Richard Hays (from his 2001 intro to the 2nd ed. of Faith of Jesus Christ) gives some great advice on how to read Paul: “Paul, the missionary preacher, is at least as much a poet as he is a theologian.” And Hays doesn’t just mean in the mind-blowing passages like Romans 8 and 1 Corinthians 13. No, “throughout his writings, Paul’s language sparkles with the veiled energy of metaphor and allusion.”
Hays of course wrote the book about Paul’s allusiveness: Echoes of Scripture in the Letters of Paul. And this book, The Faith of Jesus Christ, is not mainly about how to translate a difficult genitive construct, but about (as the sub-title has it) The Narrative Substructure of Galatians 3:1-4:11. So Hays is all about echoes and substructures, allusiveness and veiled reference. There are two kinds of mis-interpreters: those who miss what’s there, and those who see what’s not there. Hays is never in danger of being the first kind. He wants “to free up our reading of the text, to make our reading more supple, more witty, and therefore more responsive to the character of the rich language that confronts us in the letter.”
On p. xxxiv of the intro, Hays just throws down a slab of Pauline language and marvels at it:
But for me, let me not boast, except in the cross of our Lord Jesus Christ, through whom the world is crucified to me and I to the world. For neither circumcision is anything, nor uncircumcision, but –new creation!
Hays doesn’t add much comment, and doesn’t do much explanation of echoes and substructures, he just gawks, points, and wonders aloud: “Can anyone seriously suppose that the best way to interpret the writings of an author capable of this astonishing riff is to paraphrase his ideas into univocal concepts?” Hays insists that, in addition to declaring truths and proposing beliefs, Paul is “constantly calling his readers to a conversion of the imagination.” And the conversion he calls the reader to (especially in Galatians, it seems to me),
entails not only the adoption of a new belief system but also learning to speak, pray, and sing the new confessional language summoned into existence by the gospel story.
One reason Hays is heavily invested (too heavily invested, I think, but that’s not my point) in translating the tough Greek phrase as “the faith of Jesus Christ” is that it points to the story that generates the argument. “It beckons us to ride the waves of signification unleashed by the impact of the cross. To speak this language is to be always alert to the possibilities of metaphor, typology, allusion, and polyvalence.”

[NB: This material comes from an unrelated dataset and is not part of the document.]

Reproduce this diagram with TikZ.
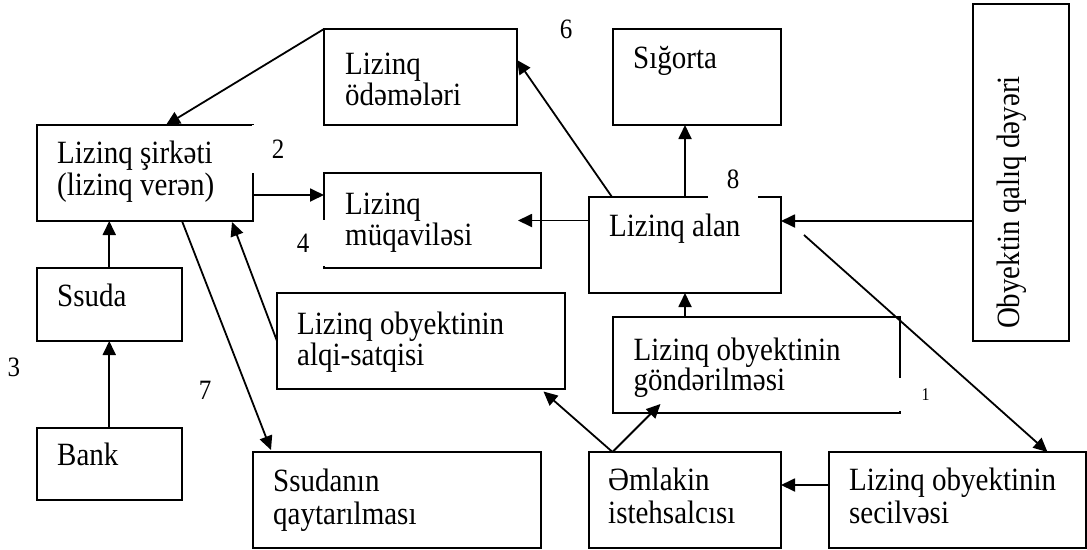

Galatians has suffered from being read as a merely argumentative letter, written by a grumpy Paul who is more pugilist than preacher (“Here’s what I told Cephas, TO HIS FACE, and I’m tellin’ it to you, too. Hey! Are you listening?”). But try following Hays in seeing Paul as “at least as much a poet as he is a theologian,” and you’ll find Galatians to be astonishingly rich in artful disclosure of the truth, and in invention of imagery. That may account for why the book exploded with epochal power in the minds of people like Luther and Wesley, and why it can do so now for a reader who is given understanding.